Press Correspondents and Journalists

Why was Robert C. Maynard known as an important journalist?

Robert C. Maynard (1937–1993) was the first black to direct the editorial operations of a major American daily, the Oakland Tribune in California, in 1979. In 1983 he became owner and publisher of the Oakland Tribune and the first black to become a majority shareholder in a major metropolitan daily newspaper. Maynard spent ten years at the Washington Post as its first black national correspondent, and later as ombudsman and editorial writer. On October 15, 1992, the name and certain assets of the Oakland Tribune, then the nation’s only black-owned major daily newspaper, were sold to the Alameda Newspaper Group. Maynard was a high school dropout whose interest in writing surfaced when he was eight years old. While in high school in Brooklyn, he chose to spend his time at the offices of the New York Age, a black weekly newspaper of the time, instead of attending class. His involvement with the newspaper, which published some of his articles, led to his dropping out of school. Maynard’s first big journalistic break came when he was hired as a police and urban affairs reporter for the York, Pennsylvania, Gazette and Daily in 1961; he later covered the Civil Rights Movement as well. Maynard added to his formal journalistic training when he was awarded a one-year Nieman Fellowship for journalists at Harvard University.
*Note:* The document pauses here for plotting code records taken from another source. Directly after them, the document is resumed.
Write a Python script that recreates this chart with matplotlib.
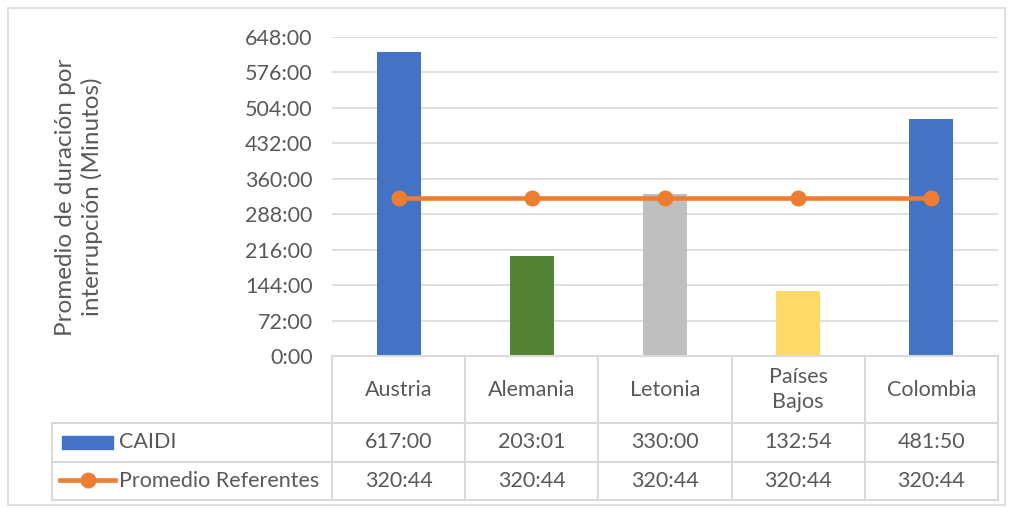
import matplotlib.pyplot as plt
import matplotlib.transforms as mtransforms
from matplotlib.patches import Rectangle
from matplotlib.lines import Line2D

plt.rcParams['font.family'] = ['Lato', 'DejaVu Sans']

# Datos (horas:minutos expresados en horas)
paises = ['Austria', 'Alemania', 'Letonia', 'Países\nBajos', 'Colombia']
caidi = [617 + 0/60, 203 + 1/60, 330 + 0/60, 132 + 54/60, 481 + 50/60]
promedio = [320 + 44/60] * 5
colores = ['#4472C4', '#548235', '#BFBFBF', '#FFD966', '#4472C4']
yticks = list(range(0, 649, 72))

gris_txt = '#595959'
gris_lin = '#D9D9D9'
fs = 15.5


def hm(v):
    h = int(v)
    m = int(round((v - h) * 60))
    if m == 60:
        h, m = h + 1, 0
    return f'{h}:{m:02d}'


fig = plt.figure(figsize=(10.11, 5.08), dpi=100)
W, H = 1011, 508
fx = lambda p: p / W
fy = lambda p: 1 - p / H
ax = fig.add_axes([332 / W, 1 - 356 / H, (998 - 332) / W, (356 - 37) / H])

x = list(range(len(paises)))
ax.bar(x, caidi, width=0.33, color=colores, zorder=2)
ax.plot(x, promedio, color='#ED7D31', lw=3.3, marker='o', ms=10.5, zorder=3)

ax.set_xlim(-0.5, 4.5)
ax.set_ylim(0, 648)
ax.set_yticks(yticks)
ax.set_yticklabels([hm(v) for v in yticks])
ax.set_xticks([])
ax.tick_params(axis='y', length=0, pad=14, labelsize=fs, labelcolor=gris_txt)
ax.grid(axis='y', color=gris_lin, lw=1.2, zorder=0)
for s in ['top', 'right', 'left', 'bottom']:
    ax.spines[s].set_visible(False)

fig.text(fx(79), fy(197), 'Promedio de duración por\ninterrupción (Minutos)', fontsize=17.5,
         color=gris_txt, rotation=90, ha='center', va='center', linespacing=1.3)

# Tabla de datos
tr = mtransforms.blended_transform_factory(ax.transData, ax.transAxes)
px = 1 / 319  # un pixel en fraccion de ejes (vertical)
y0, y1, y2, y3 = 0, -67 * px, -106 * px, -144 * px
xl = -0.5 - 280 / 133.2

def linea(xs, ys):
    ax.add_line(Line2D(xs, ys, transform=tr, color=gris_lin, lw=1.5, clip_on=False))

linea([-0.5, 4.5], [y0, y0])
for yy in [y1, y2, y3]:
    linea([xl, 4.5], [yy, yy])
for i in range(6):
    linea([i - 0.5, i - 0.5], [y0, y3])
linea([xl, xl], [y1, y3])

kw = dict(transform=tr, ha='center', va='center', fontsize=fs, color=gris_txt,
          clip_on=False)
for i, p in enumerate(paises):
    ax.text(i, (y0 + y1) / 2, p, linespacing=1.3, **kw)
    ax.text(i, (y1 + y2) / 2, hm(caidi[i]), **kw)
    ax.text(i, (y2 + y3) / 2, hm(promedio[i]), **kw)

# claves de la leyenda en la tabla
fig.patches.append(Rectangle((fx(62), fy(449)), fx(113) - fx(62), fy(436) - fy(449),
                             transform=fig.transFigure, color='#4472C4'))
fig.lines.append(Line2D([fx(60), fx(115)], [fy(480), fy(480)], transform=fig.transFigure,
                        color='#ED7D31', lw=3.3))
fig.lines.append(Line2D([fx(87.5)], [fy(480)], transform=fig.transFigure,
                        color='#ED7D31', marker='o', ms=10.5, lw=0))
fig.text(fx(119), fy(442.5), 'CAIDI', ha='left', va='center', fontsize=fs, color=gris_txt)
fig.text(fx(119), fy(481), 'Promedio Referentes', ha='left', va='center', fontsize=fs,
         color=gris_txt)

# borde exterior
fig.patches.append(Rectangle((fx(8), fy(505)), fx(1005) - fx(8), fy(8) - fy(505),
                             transform=fig.transFigure, fill=False, ec=gris_lin, lw=1.2))

fig.savefig('out.png', dpi=100)
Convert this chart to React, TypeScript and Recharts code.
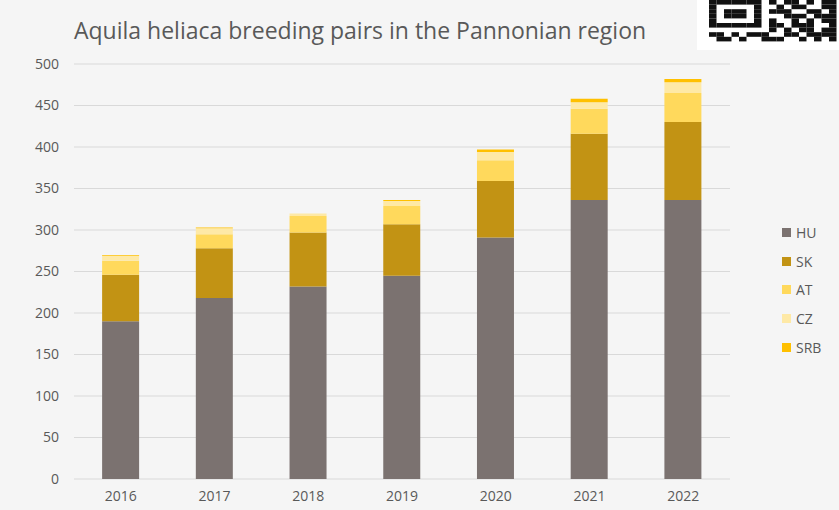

His work at the Post led to national visibility: he was one of the only three journalists chosen as questioners for the final debate between presidential candidates Gerald Ford and Jimmy Carter. He was hired by the Gannett newspaper chain while on leave from the Post to pursue his strong interest in provision of training programs for aspiring minority journalists. When Gannett made him editor of the Oakland Tribune, Maynard made many improvements, but the paper ran into financial difficulties. After putting together sufficient funding, he purchased the Tribune when Gannett put it up for sale in 1983. The paper was financially unsuccessful, but it became a symbol of racial pride, and it won a Pulitzer Prize for its photographic coverage of the 1989 Bay Area earthquake. The Tribune was sold in 1992 after Maynard became terminally ill.